• [TO BE DONE]: Everything from the line containing "Write a Python" through the line containing "import seaborn as sns" must be written out exactly, and nothing more; leave any pictures out.

• [DATA ENTRIES]:
━━━━━━━━━━━━━━━━━━━━

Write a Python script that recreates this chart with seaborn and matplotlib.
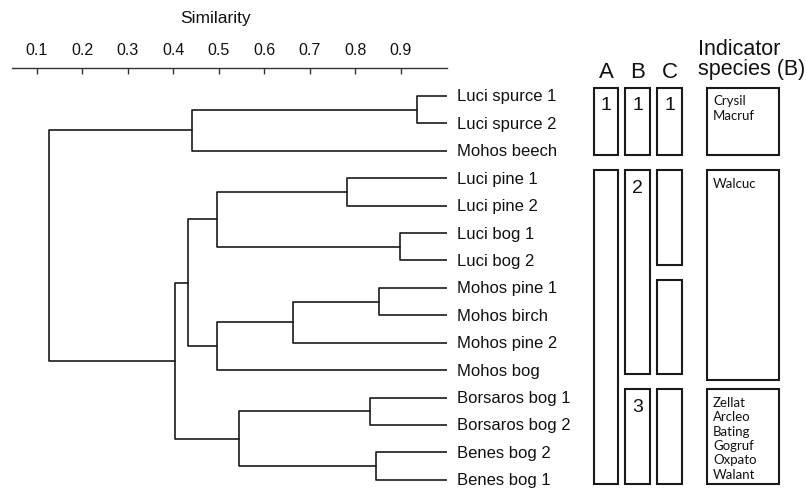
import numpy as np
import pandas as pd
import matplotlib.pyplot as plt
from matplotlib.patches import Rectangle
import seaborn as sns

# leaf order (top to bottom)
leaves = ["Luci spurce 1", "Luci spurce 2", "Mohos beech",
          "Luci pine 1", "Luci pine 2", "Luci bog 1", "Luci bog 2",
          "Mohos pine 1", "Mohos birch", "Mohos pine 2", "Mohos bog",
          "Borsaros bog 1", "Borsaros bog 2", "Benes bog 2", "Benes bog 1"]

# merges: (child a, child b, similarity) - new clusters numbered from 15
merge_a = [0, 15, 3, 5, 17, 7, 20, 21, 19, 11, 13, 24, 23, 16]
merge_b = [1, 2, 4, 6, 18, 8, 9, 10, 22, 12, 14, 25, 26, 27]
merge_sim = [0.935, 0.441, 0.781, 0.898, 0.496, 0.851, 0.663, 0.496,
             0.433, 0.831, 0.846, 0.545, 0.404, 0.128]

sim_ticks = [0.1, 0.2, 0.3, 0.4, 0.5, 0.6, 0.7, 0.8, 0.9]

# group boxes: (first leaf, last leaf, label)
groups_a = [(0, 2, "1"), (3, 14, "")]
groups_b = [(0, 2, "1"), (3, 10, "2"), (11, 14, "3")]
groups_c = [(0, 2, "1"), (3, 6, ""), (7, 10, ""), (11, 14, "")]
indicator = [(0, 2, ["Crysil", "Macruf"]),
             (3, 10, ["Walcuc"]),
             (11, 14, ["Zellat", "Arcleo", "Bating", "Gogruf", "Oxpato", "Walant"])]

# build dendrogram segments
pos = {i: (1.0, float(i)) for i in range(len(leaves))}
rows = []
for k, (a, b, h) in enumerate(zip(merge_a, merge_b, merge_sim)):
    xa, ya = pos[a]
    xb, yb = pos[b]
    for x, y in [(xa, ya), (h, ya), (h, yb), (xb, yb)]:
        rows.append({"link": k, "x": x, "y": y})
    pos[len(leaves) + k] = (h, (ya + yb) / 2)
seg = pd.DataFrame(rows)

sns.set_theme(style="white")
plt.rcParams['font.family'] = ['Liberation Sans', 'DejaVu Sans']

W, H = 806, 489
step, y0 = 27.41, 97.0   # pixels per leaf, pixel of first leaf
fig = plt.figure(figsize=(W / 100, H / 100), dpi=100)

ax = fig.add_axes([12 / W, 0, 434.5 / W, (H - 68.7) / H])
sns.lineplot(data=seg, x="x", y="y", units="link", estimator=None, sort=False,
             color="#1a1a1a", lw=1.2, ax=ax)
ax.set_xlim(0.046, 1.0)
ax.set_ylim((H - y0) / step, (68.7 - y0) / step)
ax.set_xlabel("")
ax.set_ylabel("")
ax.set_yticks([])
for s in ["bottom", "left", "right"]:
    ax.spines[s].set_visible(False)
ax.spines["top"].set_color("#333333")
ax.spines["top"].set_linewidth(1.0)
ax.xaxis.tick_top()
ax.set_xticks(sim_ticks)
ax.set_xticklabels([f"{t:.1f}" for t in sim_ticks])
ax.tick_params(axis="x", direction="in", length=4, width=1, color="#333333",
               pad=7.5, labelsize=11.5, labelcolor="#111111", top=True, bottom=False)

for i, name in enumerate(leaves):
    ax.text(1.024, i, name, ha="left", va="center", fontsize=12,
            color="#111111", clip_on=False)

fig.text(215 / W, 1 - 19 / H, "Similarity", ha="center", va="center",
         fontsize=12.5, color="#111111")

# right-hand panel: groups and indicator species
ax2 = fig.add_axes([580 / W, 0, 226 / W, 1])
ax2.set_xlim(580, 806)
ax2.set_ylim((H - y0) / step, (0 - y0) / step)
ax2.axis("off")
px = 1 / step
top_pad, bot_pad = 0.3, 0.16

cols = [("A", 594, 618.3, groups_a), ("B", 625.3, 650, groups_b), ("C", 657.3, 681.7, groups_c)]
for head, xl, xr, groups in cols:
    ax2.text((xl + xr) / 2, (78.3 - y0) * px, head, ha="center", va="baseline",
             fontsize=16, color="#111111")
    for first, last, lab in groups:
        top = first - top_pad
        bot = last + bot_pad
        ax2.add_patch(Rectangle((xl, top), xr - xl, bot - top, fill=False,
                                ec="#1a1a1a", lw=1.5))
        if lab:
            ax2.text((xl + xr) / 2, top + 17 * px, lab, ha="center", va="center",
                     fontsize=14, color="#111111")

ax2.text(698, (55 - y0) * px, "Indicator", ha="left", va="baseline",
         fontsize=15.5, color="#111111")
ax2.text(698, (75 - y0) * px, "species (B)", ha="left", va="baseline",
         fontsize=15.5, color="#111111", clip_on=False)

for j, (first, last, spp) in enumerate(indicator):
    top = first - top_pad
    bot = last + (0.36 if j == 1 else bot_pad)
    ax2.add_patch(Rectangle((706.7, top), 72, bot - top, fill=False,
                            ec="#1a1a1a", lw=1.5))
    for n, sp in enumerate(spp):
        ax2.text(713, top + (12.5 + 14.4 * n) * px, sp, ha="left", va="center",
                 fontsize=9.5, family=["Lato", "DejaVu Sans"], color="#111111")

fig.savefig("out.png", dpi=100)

━━━━━━━━━━━━━━━━━━━━

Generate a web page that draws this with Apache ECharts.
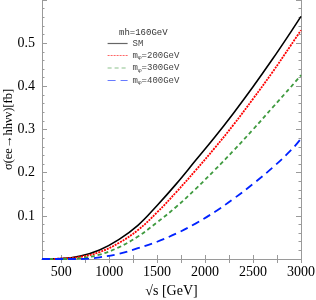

━━━━━━━━━━━━━━━━━━━━

• [RESULT FOR THIS TASK]:
Write a Python script that recreates this chart with seaborn and matplotlib.
import numpy as np
import pandas as pd
import matplotlib.pyplot as plt
from matplotlib.patches import Rectangle
import seaborn as sns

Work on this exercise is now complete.